Set against the use of common sense is the issue of how far the long arm of the US reaches and how applicable the ABA rules are beyond the borders of the US. Von Falck says Hogan Lovells “assumes they have to apply”, pointing out that it would be a brave firm that was first to test the rules’ applicability elsewhere.
“Howrey in the US isn’t going to risk their head because of a couple of Europeans. Can you blame them?” asks Hoyng, before answering his own question. “No, it’s a fact of life.”
But others disagree.
“I don’t think US conflict rules are a problem in principle, as long as you act as a single firm,” says von Falck.
Hart agrees. “I think if the firm’s reasonable and the client’s reasonable you can usually come to a reasonable outcome,” he says.
Harmsen is slightly more measured. To succeed, he believes “you need the right business and you need the right people. The question really is, where’s the golden middle?”
Hoyng is certain that he and his colleagues have found that golden middle by leaving Howrey.
“It’s nice to be on our own,” he reveals. “In our daily lives nothing much has changed in the sense that all our clients have stayed with us and we’ve got some interesting new ones. We’re less troubled by conflicts and certain clients were waiting for our liberation to be able to use us.”
He adds that it was important for Hoyng Monegier to be a European firm with offices in several countries.
“We strongly believe in an international IP firm because IP is inherently international,” he says. “That’s why I don’t want to be a niche in my own country.”
Currently the international nature of the firm does not extend to Germany or the UK. Howrey’s IP partners in those jurisdictions have, since the formation of Hoyng Monegier, gone to Field Fisher Waterhouse. Hoyng says Hoyng Monegier gets plenty of referral work from IP practices in both countries and is happy working on that basis for the time being.
While Hoyng Monegier’s competitors acknowledge that the team probably did struggle with conflicts at Howrey and that the US rules bring problems, they disagree with Hoyng’s premise that running a transatlantic IP team is impossible.
“We’ve basically seen the opportunities grow, and of course, where you see opportunities grow you have more conflict potential,” says von Falck, explaining that the merger with Hogan & Hartson brought both pluses and minuses.
There is no reason why Hoyng Monegier, as an independent European IP boutique, should not succeed. After all, the boutique IP model is tested and successful in many countries - including the US - and the founding lawyers have solid reputations in the market.
Hoyng is clearly happier to be speaking independently, free from the constraints involved with being part of a transatlantic practice.
While Howrey is unusual among the major global firms with its heavy emphasis on IP and competition, throwing the question of conflict into sharper focus than at some of its competitors, other firms are managing to grow their IP practices on both sides of the Atlantic despite the rules.

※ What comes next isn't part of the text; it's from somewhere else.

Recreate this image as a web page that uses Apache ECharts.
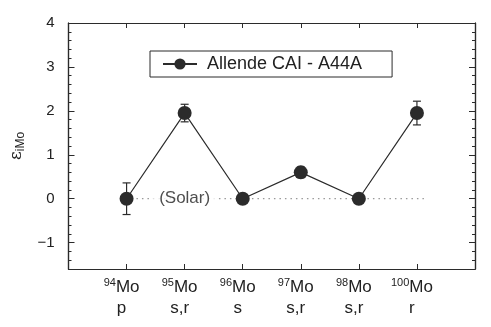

In future, IP lawyers anticipate that a gradual relaxation of conflict of interest rules in the US is more likely than them becoming more stringent. Nor do they expect the EU to try to harmonise conflict rules across its 27 member states.
Instead, most expect to be able to work with a combination of the US rules, those that apply in their home jurisdictions and good, old-fashioned common sense to build IP and patent teams on a global basis.